=== Dataset content ===

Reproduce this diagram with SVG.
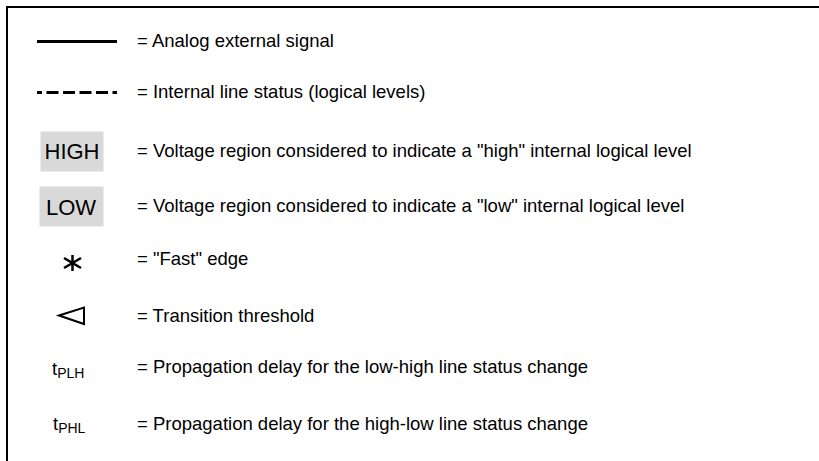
<svg xmlns="http://www.w3.org/2000/svg" width="819" height="461" viewBox="0 0 819 461">
<style>
text{font-family:"Liberation Sans",Arial,sans-serif;fill:#000}
.d{font-size:18.5px}
.big{font-size:22px}
.sym{stroke:#000;fill:none}
</style>
<rect width="819" height="461" fill="#fff"/>
<path d="M7,461 V7 H819" fill="none" stroke="#000" stroke-width="2"/>
<g id="legend-analog">
<line class="sym" x1="37" y1="41.5" x2="117" y2="41.5" stroke-width="3"/>
<text class="d" x="137" y="47">= Analog external signal</text>
</g>
<g id="legend-internal">
<line class="sym" x1="37" y1="92.5" x2="117" y2="92.5" stroke-width="3" stroke-dasharray="12 4.5" stroke-dashoffset="7"/>
<text class="d" x="137" y="98">= Internal line status (logical levels)</text>
</g>
<g id="legend-high">
<rect x="40.5" y="131.5" width="63" height="40" fill="#d9d9d9"/>
<text class="big" x="72" y="159" text-anchor="middle">HIGH</text>
<text class="d" x="137" y="157">= Voltage region considered to indicate a "high" internal logical level</text>
</g>
<g id="legend-low">
<rect x="39.5" y="186.5" width="64" height="40" fill="#d9d9d9"/>
<text class="big" x="71" y="215" text-anchor="middle">LOW</text>
<text class="d" x="137" y="212">= Voltage region considered to indicate a "low" internal logical level</text>
</g>
<g id="legend-fast">
<g class="sym" stroke-width="2.5">
<line x1="72.5" y1="255" x2="72.5" y2="271"/>
<line x1="64" y1="258" x2="81" y2="268"/>
<line x1="64" y1="268" x2="81" y2="258"/>
</g>
<text class="d" x="137" y="265">= "Fast" edge</text>
</g>
<g id="legend-threshold">
<polygon class="sym" points="59,315.5 84,307.5 84,324" stroke-width="2"/>
<text class="d" x="137" y="322">= Transition threshold</text>
</g>
<g id="legend-tplh">
<text class="d" x="52" y="375">t<tspan font-size="14" dy="3">PLH</tspan></text>
<text class="d" x="137" y="373">= Propagation delay for the low-high line status change</text>
</g>
<g id="legend-tphl">
<text class="d" x="53" y="430">t<tspan font-size="14" dy="3">PHL</tspan></text>
<text class="d" x="137" y="430">= Propagation delay for the high-low line status change</text>
</g>
</svg>
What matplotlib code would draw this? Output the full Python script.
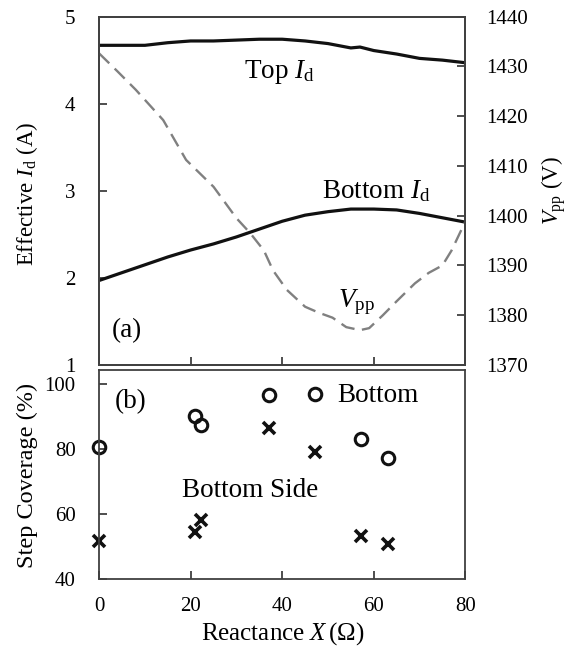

===

• Directive
Reproduce the records above exactly, leaving out every picture they contain.

• Task output
Reproduce this diagram with SVG.
<svg xmlns="http://www.w3.org/2000/svg" width="819" height="461" viewBox="0 0 819 461">
<style>
text{font-family:"Liberation Sans",Arial,sans-serif;fill:#000}
.d{font-size:18.5px}
.big{font-size:22px}
.sym{stroke:#000;fill:none}
</style>
<rect width="819" height="461" fill="#fff"/>
<path d="M7,461 V7 H819" fill="none" stroke="#000" stroke-width="2"/>
<g id="legend-analog">
<line class="sym" x1="37" y1="41.5" x2="117" y2="41.5" stroke-width="3"/>
<text class="d" x="137" y="47">= Analog external signal</text>
</g>
<g id="legend-internal">
<line class="sym" x1="37" y1="92.5" x2="117" y2="92.5" stroke-width="3" stroke-dasharray="12 4.5" stroke-dashoffset="7"/>
<text class="d" x="137" y="98">= Internal line status (logical levels)</text>
</g>
<g id="legend-high">
<rect x="40.5" y="131.5" width="63" height="40" fill="#d9d9d9"/>
<text class="big" x="72" y="159" text-anchor="middle">HIGH</text>
<text class="d" x="137" y="157">= Voltage region considered to indicate a "high" internal logical level</text>
</g>
<g id="legend-low">
<rect x="39.5" y="186.5" width="64" height="40" fill="#d9d9d9"/>
<text class="big" x="71" y="215" text-anchor="middle">LOW</text>
<text class="d" x="137" y="212">= Voltage region considered to indicate a "low" internal logical level</text>
</g>
<g id="legend-fast">
<g class="sym" stroke-width="2.5">
<line x1="72.5" y1="255" x2="72.5" y2="271"/>
<line x1="64" y1="258" x2="81" y2="268"/>
<line x1="64" y1="268" x2="81" y2="258"/>
</g>
<text class="d" x="137" y="265">= "Fast" edge</text>
</g>
<g id="legend-threshold">
<polygon class="sym" points="59,315.5 84,307.5 84,324" stroke-width="2"/>
<text class="d" x="137" y="322">= Transition threshold</text>
</g>
<g id="legend-tplh">
<text class="d" x="52" y="375">t<tspan font-size="14" dy="3">PLH</tspan></text>
<text class="d" x="137" y="373">= Propagation delay for the low-high line status change</text>
</g>
<g id="legend-tphl">
<text class="d" x="53" y="430">t<tspan font-size="14" dy="3">PHL</tspan></text>
<text class="d" x="137" y="430">= Propagation delay for the high-low line status change</text>
</g>
</svg>
What matplotlib code would draw this? Output the full Python script.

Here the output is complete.